GIVEN TASK
Search the data below for the string "Rebuild". Extract every line that contains it.

Figure scripts:
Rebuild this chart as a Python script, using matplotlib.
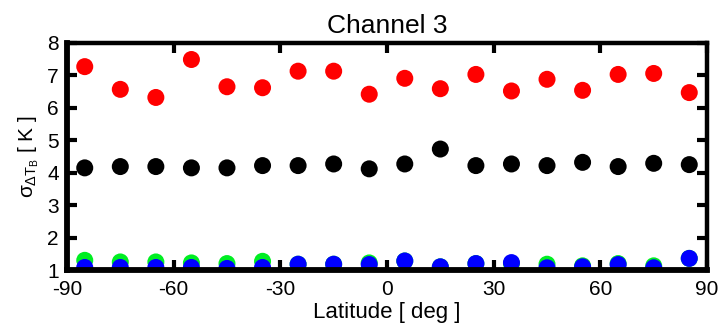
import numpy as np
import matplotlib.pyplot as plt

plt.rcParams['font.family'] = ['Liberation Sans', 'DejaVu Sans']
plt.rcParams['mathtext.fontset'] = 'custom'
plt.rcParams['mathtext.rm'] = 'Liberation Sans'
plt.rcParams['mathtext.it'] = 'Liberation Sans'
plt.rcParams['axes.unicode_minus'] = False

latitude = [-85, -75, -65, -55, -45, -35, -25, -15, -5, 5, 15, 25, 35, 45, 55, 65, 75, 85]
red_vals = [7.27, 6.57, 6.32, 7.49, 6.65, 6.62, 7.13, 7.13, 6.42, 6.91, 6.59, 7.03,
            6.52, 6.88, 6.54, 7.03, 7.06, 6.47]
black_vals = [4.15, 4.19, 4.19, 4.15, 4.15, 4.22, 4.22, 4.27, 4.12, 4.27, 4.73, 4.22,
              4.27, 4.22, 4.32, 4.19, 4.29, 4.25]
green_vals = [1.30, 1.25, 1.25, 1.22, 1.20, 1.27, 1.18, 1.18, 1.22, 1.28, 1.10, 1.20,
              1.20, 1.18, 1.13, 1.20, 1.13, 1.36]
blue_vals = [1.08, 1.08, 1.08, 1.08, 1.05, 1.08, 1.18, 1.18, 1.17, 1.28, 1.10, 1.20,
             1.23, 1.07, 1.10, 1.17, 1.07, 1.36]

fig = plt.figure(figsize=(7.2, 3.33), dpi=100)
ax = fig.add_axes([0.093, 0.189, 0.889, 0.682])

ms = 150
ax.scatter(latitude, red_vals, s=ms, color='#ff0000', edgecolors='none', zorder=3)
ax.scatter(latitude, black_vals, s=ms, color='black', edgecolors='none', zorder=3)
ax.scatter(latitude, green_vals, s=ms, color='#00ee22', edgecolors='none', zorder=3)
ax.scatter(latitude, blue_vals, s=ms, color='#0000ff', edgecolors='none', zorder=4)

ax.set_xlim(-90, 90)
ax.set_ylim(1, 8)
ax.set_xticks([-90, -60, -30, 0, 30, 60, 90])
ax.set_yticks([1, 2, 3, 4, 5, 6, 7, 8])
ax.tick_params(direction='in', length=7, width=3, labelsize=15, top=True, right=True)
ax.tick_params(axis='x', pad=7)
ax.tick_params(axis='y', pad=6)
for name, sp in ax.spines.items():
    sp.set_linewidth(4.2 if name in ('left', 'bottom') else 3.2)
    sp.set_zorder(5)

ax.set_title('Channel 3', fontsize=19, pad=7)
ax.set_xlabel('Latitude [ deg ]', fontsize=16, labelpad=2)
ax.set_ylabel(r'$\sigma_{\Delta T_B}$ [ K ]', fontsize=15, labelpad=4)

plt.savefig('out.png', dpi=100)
--
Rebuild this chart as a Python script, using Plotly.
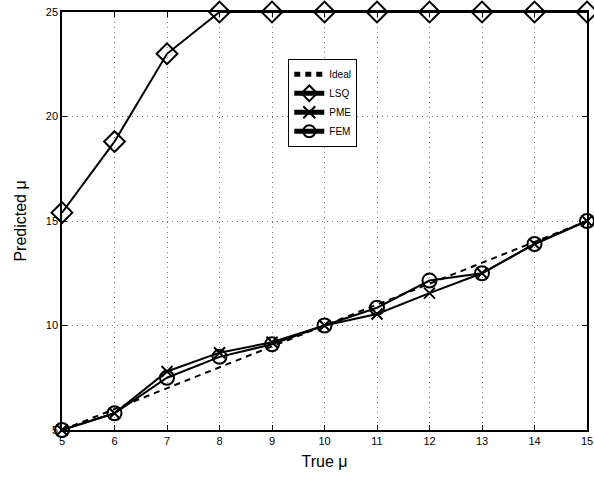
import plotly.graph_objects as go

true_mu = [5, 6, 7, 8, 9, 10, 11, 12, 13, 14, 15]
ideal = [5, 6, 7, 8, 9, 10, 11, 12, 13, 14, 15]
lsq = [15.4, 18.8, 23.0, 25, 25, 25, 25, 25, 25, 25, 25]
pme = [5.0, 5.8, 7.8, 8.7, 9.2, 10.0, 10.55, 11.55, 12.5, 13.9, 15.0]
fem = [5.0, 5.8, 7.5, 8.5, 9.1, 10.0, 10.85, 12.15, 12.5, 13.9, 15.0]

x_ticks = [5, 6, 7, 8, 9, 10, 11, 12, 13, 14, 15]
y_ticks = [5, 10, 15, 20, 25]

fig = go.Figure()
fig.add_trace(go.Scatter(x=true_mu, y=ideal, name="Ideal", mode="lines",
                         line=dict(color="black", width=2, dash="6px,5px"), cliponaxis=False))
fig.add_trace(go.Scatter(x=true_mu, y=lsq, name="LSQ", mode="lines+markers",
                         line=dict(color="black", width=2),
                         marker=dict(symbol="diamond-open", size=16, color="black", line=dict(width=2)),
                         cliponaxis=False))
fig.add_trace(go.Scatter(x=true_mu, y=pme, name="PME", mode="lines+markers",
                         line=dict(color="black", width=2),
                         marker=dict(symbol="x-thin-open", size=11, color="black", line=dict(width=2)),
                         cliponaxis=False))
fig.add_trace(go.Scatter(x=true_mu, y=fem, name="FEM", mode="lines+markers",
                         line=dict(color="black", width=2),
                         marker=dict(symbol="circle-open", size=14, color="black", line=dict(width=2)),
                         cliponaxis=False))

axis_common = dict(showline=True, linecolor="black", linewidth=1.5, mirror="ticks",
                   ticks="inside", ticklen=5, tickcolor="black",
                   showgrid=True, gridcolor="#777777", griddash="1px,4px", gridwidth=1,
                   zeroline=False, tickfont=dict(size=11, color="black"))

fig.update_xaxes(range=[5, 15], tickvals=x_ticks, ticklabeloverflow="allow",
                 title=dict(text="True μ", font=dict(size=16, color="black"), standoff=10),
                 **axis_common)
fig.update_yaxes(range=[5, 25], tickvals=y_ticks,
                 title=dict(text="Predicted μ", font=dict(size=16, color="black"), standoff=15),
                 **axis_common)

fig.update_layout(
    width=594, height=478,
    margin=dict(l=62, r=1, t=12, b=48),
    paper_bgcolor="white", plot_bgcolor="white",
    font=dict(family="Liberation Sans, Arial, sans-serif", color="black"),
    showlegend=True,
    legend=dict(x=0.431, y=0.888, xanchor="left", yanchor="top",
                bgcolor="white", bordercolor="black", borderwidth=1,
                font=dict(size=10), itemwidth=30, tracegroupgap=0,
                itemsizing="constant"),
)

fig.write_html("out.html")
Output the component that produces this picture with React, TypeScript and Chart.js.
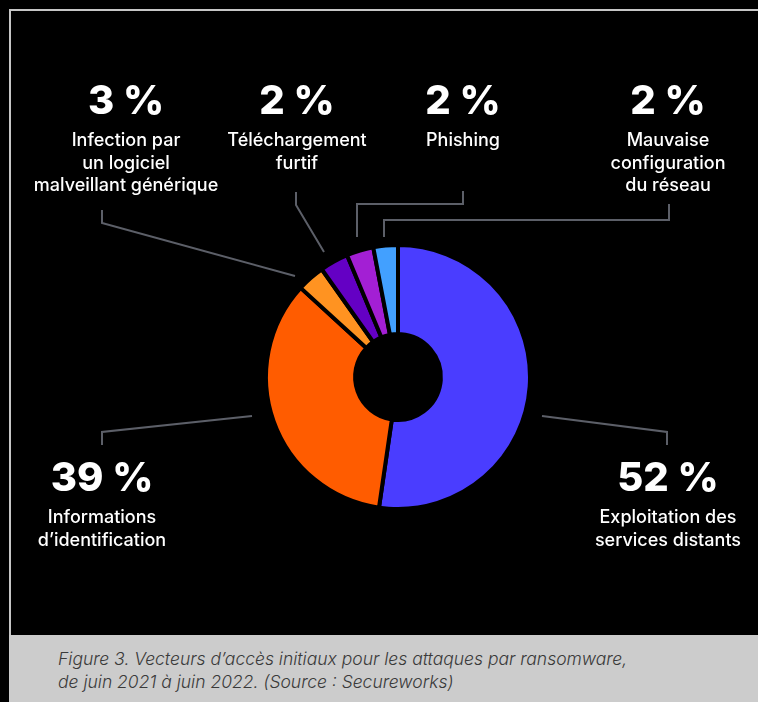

RESULT FOR THIS EXERCISE
Rebuild this chart as a Python script, using matplotlib.
Rebuild this chart as a Python script, using Plotly.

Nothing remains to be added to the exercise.